Two months after this Whitefield began the practice of open-air preaching in London, on April 27, 1739. The circumstances under which this happened were curious. He had gone to Islington to preach for the vicar, his friend Mr. Stonehouse. In the midst of the prayer the churchwardens came to him and demanded his licence for preaching in the diocese of London. Whitefield, of course, had not got this licence any more than any clergyman not regularly officiating in the diocese has at this day. The upshot of the matter was, that being forbidden by the churchwardens to preach in the pulpit, he went outside after the communion-service, and preached in the churchyard. ‘And,’ says he, ‘God was pleased to assist me in preaching, and so wonderfully to affect the hearers, that I believe we could have gone singing hymns to prison. Let not the adversaries say, I have thrust myself out of their synagogues. No; they have thrust me out.’

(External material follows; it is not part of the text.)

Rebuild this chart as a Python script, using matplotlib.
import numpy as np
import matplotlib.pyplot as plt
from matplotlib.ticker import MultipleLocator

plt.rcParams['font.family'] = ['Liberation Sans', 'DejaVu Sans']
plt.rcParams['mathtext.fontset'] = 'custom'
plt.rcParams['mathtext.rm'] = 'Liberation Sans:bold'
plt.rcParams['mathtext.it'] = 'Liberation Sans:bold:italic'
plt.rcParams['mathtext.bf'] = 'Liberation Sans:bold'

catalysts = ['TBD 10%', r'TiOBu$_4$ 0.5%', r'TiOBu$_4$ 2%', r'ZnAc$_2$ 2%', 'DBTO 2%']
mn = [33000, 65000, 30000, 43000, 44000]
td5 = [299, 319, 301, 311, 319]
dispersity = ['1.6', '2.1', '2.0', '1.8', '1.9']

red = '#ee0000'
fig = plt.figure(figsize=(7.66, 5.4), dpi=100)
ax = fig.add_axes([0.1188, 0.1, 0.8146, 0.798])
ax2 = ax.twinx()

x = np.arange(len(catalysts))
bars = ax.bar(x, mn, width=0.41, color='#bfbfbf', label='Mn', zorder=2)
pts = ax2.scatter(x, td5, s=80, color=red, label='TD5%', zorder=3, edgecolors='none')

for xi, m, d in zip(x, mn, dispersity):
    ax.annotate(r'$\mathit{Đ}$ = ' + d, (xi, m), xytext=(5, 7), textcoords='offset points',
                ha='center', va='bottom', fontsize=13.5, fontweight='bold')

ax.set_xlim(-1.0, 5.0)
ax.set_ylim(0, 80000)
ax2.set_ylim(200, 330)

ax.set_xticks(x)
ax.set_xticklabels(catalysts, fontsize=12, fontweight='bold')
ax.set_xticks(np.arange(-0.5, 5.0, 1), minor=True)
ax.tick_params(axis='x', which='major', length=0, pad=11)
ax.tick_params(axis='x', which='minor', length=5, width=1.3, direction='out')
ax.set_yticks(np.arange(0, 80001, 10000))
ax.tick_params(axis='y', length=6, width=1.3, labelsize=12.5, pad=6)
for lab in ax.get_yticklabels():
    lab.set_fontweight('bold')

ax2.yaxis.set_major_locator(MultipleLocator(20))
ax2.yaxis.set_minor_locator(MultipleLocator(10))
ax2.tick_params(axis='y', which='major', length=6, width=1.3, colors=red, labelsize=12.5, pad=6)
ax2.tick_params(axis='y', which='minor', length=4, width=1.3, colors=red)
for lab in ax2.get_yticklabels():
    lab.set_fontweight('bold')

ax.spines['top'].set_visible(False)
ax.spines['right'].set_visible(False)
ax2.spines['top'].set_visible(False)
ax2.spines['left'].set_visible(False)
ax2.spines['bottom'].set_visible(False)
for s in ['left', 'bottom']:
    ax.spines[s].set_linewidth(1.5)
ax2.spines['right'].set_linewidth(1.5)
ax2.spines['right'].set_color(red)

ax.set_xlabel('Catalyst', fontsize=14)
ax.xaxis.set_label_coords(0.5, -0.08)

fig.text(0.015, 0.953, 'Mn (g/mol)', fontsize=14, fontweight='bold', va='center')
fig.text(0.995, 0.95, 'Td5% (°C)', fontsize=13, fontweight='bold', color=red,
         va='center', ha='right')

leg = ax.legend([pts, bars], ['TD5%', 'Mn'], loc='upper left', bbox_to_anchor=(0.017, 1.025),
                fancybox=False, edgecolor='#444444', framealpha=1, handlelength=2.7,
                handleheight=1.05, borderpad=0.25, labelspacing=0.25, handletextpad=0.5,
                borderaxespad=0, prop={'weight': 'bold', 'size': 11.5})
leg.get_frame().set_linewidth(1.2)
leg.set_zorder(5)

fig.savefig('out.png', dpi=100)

From that day forward he became a constant field-preacher, whenever weather and the season of the year made it possible. Two days afterwards on Sunday, April 29th, he records: ‘I preached in Moorfields to an exceeding great multitude. Being weakened by my morning’s preaching, I refreshed myself in the afternoon by a little sleep, and at five went and preached at Kennington Common, about two miles from London, when no less that thirty thousand people were supposed to be present.’ Henceforth, wherever there were large open spaces round London, wherever there were large bands of idle, godless, Sabbath-breaking people gathered together, in Hackney Fields, Mary-le-bonne Fields, May Fair, Smithfield, Blackheath, Moorfields, and Kennington Common, there went Whitefield and lifted up his voice for Christ.

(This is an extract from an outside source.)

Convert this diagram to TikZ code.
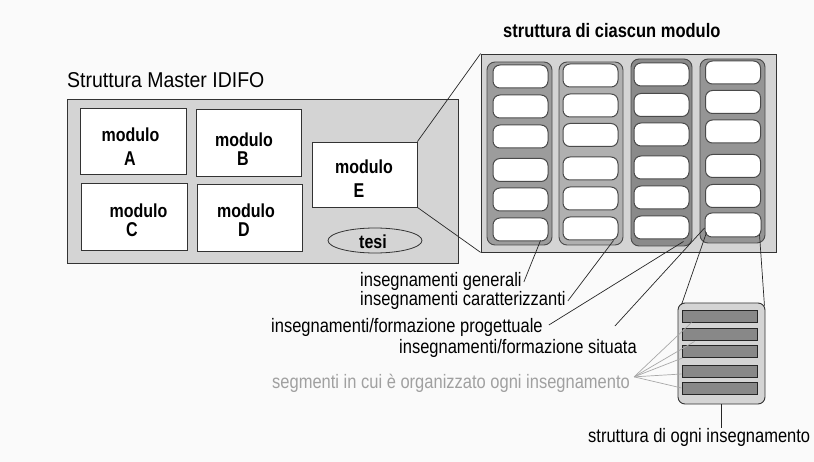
\documentclass[tikz,border=0pt]{standalone}
\usepackage{fontspec}
\setmainfont{Liberation Sans}
\usetikzlibrary{shapes.geometric}
\definecolor{bg}{HTML}{FAFAFA}
\definecolor{lg}{HTML}{D4D4D4}
\definecolor{cola}{HTML}{9C9C9C}
\definecolor{colb}{HTML}{B0B0B0}
\definecolor{colc}{HTML}{8A8A8A}
\definecolor{cold}{HTML}{959595}
\definecolor{edge}{HTML}{4A4A4A}
\definecolor{barg}{HTML}{888888}
\definecolor{fang}{HTML}{A8A8A8}
\definecolor{segtext}{HTML}{A0A0A0}
\newcommand{\vst}[1]{\scalebox{1}[1.18]{#1}}
\newcommand{\vstt}[1]{\scalebox{1}[1.1]{#1}}
\begin{document}
\begin{tikzpicture}[x=1pt,y=-1pt,
  box/.style={draw=black!80, line width=0.8pt, inner sep=0pt, rectangle},
  bigbox/.style={box, fill=lg},
  modbox/.style={box, fill=white},
  colbox/.style={draw=edge, line width=0.9pt, rounded corners=8pt, inner sep=0pt},
  pill/.style={draw=edge, line width=1pt, fill=white, rounded corners=7pt,
    minimum width=55pt, minimum height=23pt, inner sep=0pt},
  bar/.style={draw=black!85, fill=barg, line width=0.9pt,
    minimum width=75pt, minimum height=12pt, inner sep=0pt},
  lbl/.style={font=\fontsize{16.5}{19}\selectfont, inner sep=0pt},
  ttl/.style={font=\fontsize{19.5}{22}\selectfont, inner sep=0pt},
  bld/.style={font=\fontsize{16}{19}\selectfont\bfseries, inner sep=0pt},
  conn/.style={draw=black!85, line width=0.7pt},
  fan/.style={draw=fang, line width=0.7pt}]
\useasboundingbox[fill=bg] (0,0) rectangle (814,462);

% left: master structure
\node[ttl, anchor=base west] (title) at (67,88) {\vstt{Struttura Master IDIFO}};
\node[bigbox, minimum width=391pt, minimum height=164pt] (lb) at (262.5,181) {};
\node[modbox, minimum width=106pt, minimum height=66pt] (mA) at (133,141) {};
\node[modbox, minimum width=105pt, minimum height=67pt] (mB) at (248.5,142.5) {};
\node[modbox, minimum width=106pt, minimum height=67pt] (mC) at (134,216.5) {};
\node[modbox, minimum width=105pt, minimum height=67pt] (mD) at (249.5,217.5) {};
\node[modbox, minimum width=105pt, minimum height=65pt] (mE) at (364.5,174.5) {};
\node[bld, anchor=base] (tA1) at (130.5,142) {\vst{modulo}};
\node[bld, anchor=base] (tA2) at (130,166) {\scalebox{1}[1.25]{A}};
\node[bld, anchor=base] (tB1) at (244,147) {\vst{modulo}};
\node[bld, anchor=base] (tB2) at (243,166) {\scalebox{1}[1.25]{B}};
\node[bld, anchor=base] (tC1) at (138.5,218) {\vst{modulo}};
\node[bld, anchor=base] (tC2) at (132,237) {\scalebox{1}[1.25]{C}};
\node[bld, anchor=base] (tD1) at (246,218) {\vst{modulo}};
\node[bld, anchor=base] (tD2) at (244,237) {\scalebox{1}[1.25]{D}};
\node[bld, anchor=base] (tE1) at (364,174) {\vst{modulo}};
\node[bld, anchor=base] (tE2) at (359,198) {\scalebox{1}[1.25]{E}};
\node[ellipse, draw=black!80, line width=0.8pt, fill=lg, minimum width=94pt,
  minimum height=25pt, inner sep=0pt] (tesi) at (375,240.5) {};
\node[bld, anchor=base] (tesit) at (373,249) {\vst{tesi}};

% right: structure of each module
\node[anchor=base west, inner sep=0pt, font=\fontsize{16.5}{19}\selectfont\bfseries] (title2) at (503,38) {\vst{struttura di ciascun modulo}};
\node[bigbox, minimum width=295pt, minimum height=198pt] (rb) at (628.5,153) {};
\node[colbox, fill=cola, minimum width=65pt, minimum height=183pt] (c1) at (519.5,153.5) {};
\node[colbox, fill=colb, minimum width=64pt, minimum height=183pt] (c2) at (591,153.5) {};
\node[colbox, fill=colc, minimum width=61pt, minimum height=187pt] (c3) at (661.5,152.5) {};
\node[colbox, fill=cold, minimum width=65pt, minimum height=184pt] (c4) at (732.5,151) {};
\foreach \y [count=\i] in {76.5,106.5,136.5,170,199.5,229.5}
  \node[pill] (p1\i) at (520.5,\y) {};
\foreach \y [count=\i] in {75.5,105.5,135,168.5,198.5,228.5}
  \node[pill] (p2\i) at (590.5,\y) {};
\foreach \y [count=\i] in {74.5,105,134.5,167.5,197.5,227.5}
  \node[pill] (p3\i) at (661.5,\y) {};
\foreach \y [count=\i] in {72.5,102,131.5,166,196}
  \node[pill] (p4\i) at (733,\y) {};
\node[pill, draw=black!70, minimum width=56pt, minimum height=24pt] (p46) at (733,225) {};

% zoom lines module E -> structure
\draw[conn] (mE.north east) -- (rb.north west);
\draw[conn] (mE.south east) -- (rb.south west);

% labels of the four kinds of teaching
\node[lbl, anchor=base west] (lgen) at (360,287) {\vst{insegnamenti generali}};
\node[lbl, anchor=base west] (lcar) at (360,306) {\vst{insegnamenti caratterizzanti}};
\node[lbl, anchor=base west] (lprog) at (271,333) {\vst{insegnamenti/formazione progettuale}};
\node[lbl, anchor=base west] (lsit) at (399,353) {\vst{insegnamenti/formazione situata}};
\draw[conn] ([xshift=2pt]lgen.east) -- ([xshift=-8pt,yshift=1pt]p16.south east);
\draw[conn] ([xshift=2pt]lcar.east) -- ([xshift=-5pt]p26.south east);
\draw[conn] ([xshift=6pt,yshift=3pt]lprog.east) -- ([xshift=-6pt,yshift=-2pt]p36.south east);
\draw[conn] ([xshift=-22pt,yshift=22pt]lsit.east) -- ([yshift=-3pt]p46.west);

% structure of each teaching
\node[draw=black!80, line width=0.9pt, fill=lg, rounded corners=7pt, inner sep=0pt,
  minimum width=87pt, minimum height=101pt] (sbox) at (721.5,353.5) {};
\node[bar] (b1) at (719.5,316) {};
\node[bar] (b2) at (719.5,334) {};
\node[bar] (b3) at (719.5,351.5) {};
\node[bar] (b4) at (719.5,371) {};
\node[bar] (b5) at (719.5,388) {};
\draw[conn] ([xshift=2pt,yshift=5pt]p46.south west) -- ([xshift=4pt,yshift=-2pt]sbox.north west);
\draw[conn] ([xshift=-2pt,yshift=3pt]p46.south east) -- ([xshift=-1pt,yshift=-3pt]sbox.north east);

\node[lbl, anchor=base west, text=segtext] (lseg) at (272,388) {\vst{segmenti in cui è organizzato ogni insegnamento}};
\coordinate (fanpt) at ([xshift=4pt,yshift=6pt]lseg.east);
\draw[fan] (fanpt) -- ([xshift=10pt]b1.south west);
\draw[fan] (fanpt) -- ([xshift=13pt,yshift=-1pt]b2.south west);
\draw[fan] (fanpt) -- ([xshift=1pt]b3.south west);
\draw[fan] (fanpt) -- ([yshift=-3pt]b4.west);
\draw[fan] (fanpt) -- (b5.west);

\node[lbl, anchor=base west] (lstr) at (588,442) {\vst{struttura di ogni insegnamento}};
\draw[conn] (sbox.south) -- (sbox.south |- lstr.north);
\end{tikzpicture}
\end{document}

FOOTNOTE: The reader will remember that all this happened when London was comparatively a small place. Most of the open places where Whitefield preached are now covered with buildings. Kennington Oval and Blackheath alone remain open at this day.

The gospel so proclaimed was listened to and greedily received by hundreds who never dreamed of going to a place of worship. The cause of pure religion was advanced, and souls were plucked from the hand of Satan, like brands from the burning. But it was going much too fast for the Church of those days. The clergy, with a few honourable exceptions, refused entirely to countenance this strange preacher. In the true spirit of the dog in the manger, they neither liked to go after the semi-heathen masses of population themselves, nor liked any one else to do the work for them. The consequence was, that the ministrations of Whitefield in the pulpits of the Church of England from this time almost entirely ceased. He loved the Church in which he had been ordained; he gloried in her Articles; he used her Prayer-book with pleasure. But the Church did not love him, and so lost the use of his services. The plain truth is, that the Church of England of that day was not ready for a man like Whitefield. The Church was too much asleep to understand him, and was vexed at a man who would not keep still and let the devil alone.